Van Gogh, 1889
Lettres à Théo sur la bonté et sur la douleur
Autoportrait avec palette, Vincent Van Gogh, 1er septembre 1889, National Gallery of Art, Washington
février 1889
Voilà de ces jours-ci, en déménageant, en transportant tous mes meubles, en emballant les toiles que je t’enverrai, c’était triste, mais il me semblait surtout triste qu’avec tant de fraternité tout cela m’avait été donné par toi, et que tant d’années durant c’était pourtant toi seul qui me soutenais, et puis d’être obligé de revenir te dire toute cette triste histoire, mais il m’est difficile d’exprimer cela comme je le sentais.

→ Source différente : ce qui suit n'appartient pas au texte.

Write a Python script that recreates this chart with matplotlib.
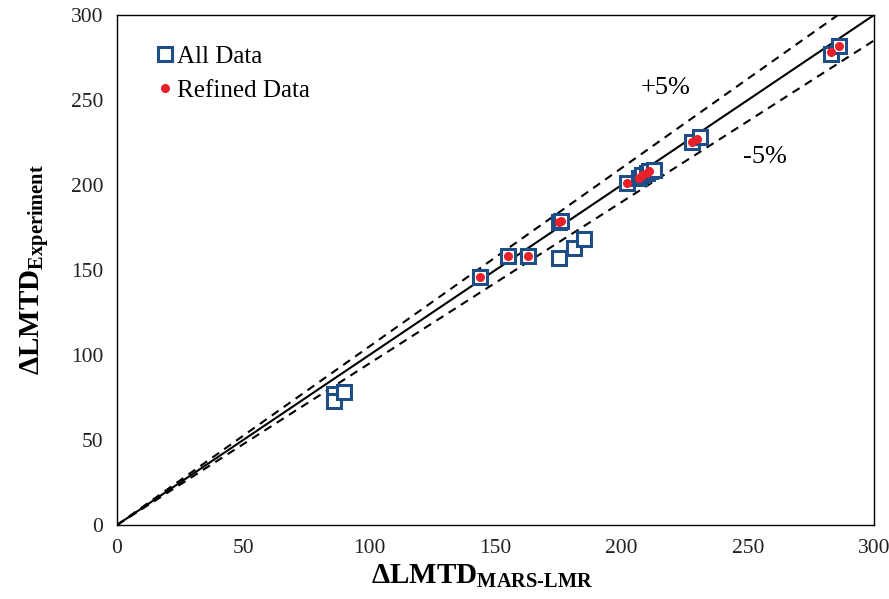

La bonté que tu as eue pour moi n’est pas perdue, puisque tu l’as eue et cela te reste, alors même que les résultats matériels seraient nuls cela te reste pourtant à plus forte raison… Toutes tes bontés pour moi, je les ai trouvées plus grandes que jamais aujourd’hui, je ne peux pas te le dire comme je le sens, mais je t’assure que cette bonté-là a été d’un bon aloi. Et si tu n’en vois pas les résultats, mon cher frère, ne te chagrine pas pour cela, ta bonté te demeurera.
21 avril 1889
Je l’écrivais encore l’autre jour à la sœur, que, toute ma vie durant, ou presque, j’ai cherché autre chose qu’une carrière de martyr, pour laquelle je ne suis pas de taille.
3 mai 1889
Je suis “mal pris” dans la vie et mon état mental est non seulement mais a été aussi abstrait, de façon que quoi qu’on ferait pour moi, je ne peux pas réfléchir à équilibrer ma vie. Là où je dois suivre une règle comme ici à l’hospice, je me sens tranquille.
2 mai 1889
Je ne suis pas un admirateur du Christ au jardin des Oliviers de Gauguin, dont il m’envoie un croquis. Puis celui de Bernard, il m’en promet une photographie, je ne sais mais je crains que ces compositions bibliques me feront désirer autre chose. Ces jours-ci, j’ai vu les femmes cueillir et ramasser les olives, pas moyen pour moi d’avoir modèle, je n’en ai rien fait. Cependant, faudrait pas dans ce moment me demander de trouver bien la composition de l’ami Gauguin, puis l’ami Bernard n’a probablement jamais vu un olivier. Or, il évite donc de se faire la moindre idée du possible et de la réalité des choses, et ce n’est pas le moyen de synthétiser – non de leurs interprétations bibliques, jamais je ne m’en suis mêlé.
novembre 1889
Bernard m’a envoyé photos d’après ses toiles: ce que cela a, c’est que ce sont des espèces de rêves et de cauchemars.
sans date (1889)
Je lutte avec une toile commencée quelques jours avant mon indisposition, un faucheur, l’étude est toute jaune, terriblement empâtée, mais le motif était beau et simple. J’y vis alors dans ce faucheur – vague figure qui lutte comme un diable en pleine chaleur pour venir à bout de sa besogne – j’y vis alors l’image de la mort, dans ce sens que l’humanité serait le blé qu’on fauche. C’est donc – si tu veux – l’opposition de ce semeur que j’avais essayé auparavant. Mais dans cette mort rien de triste, cela se passe en pleine lumière avec un soleil qui inonde tout d’une lumière d’or fin.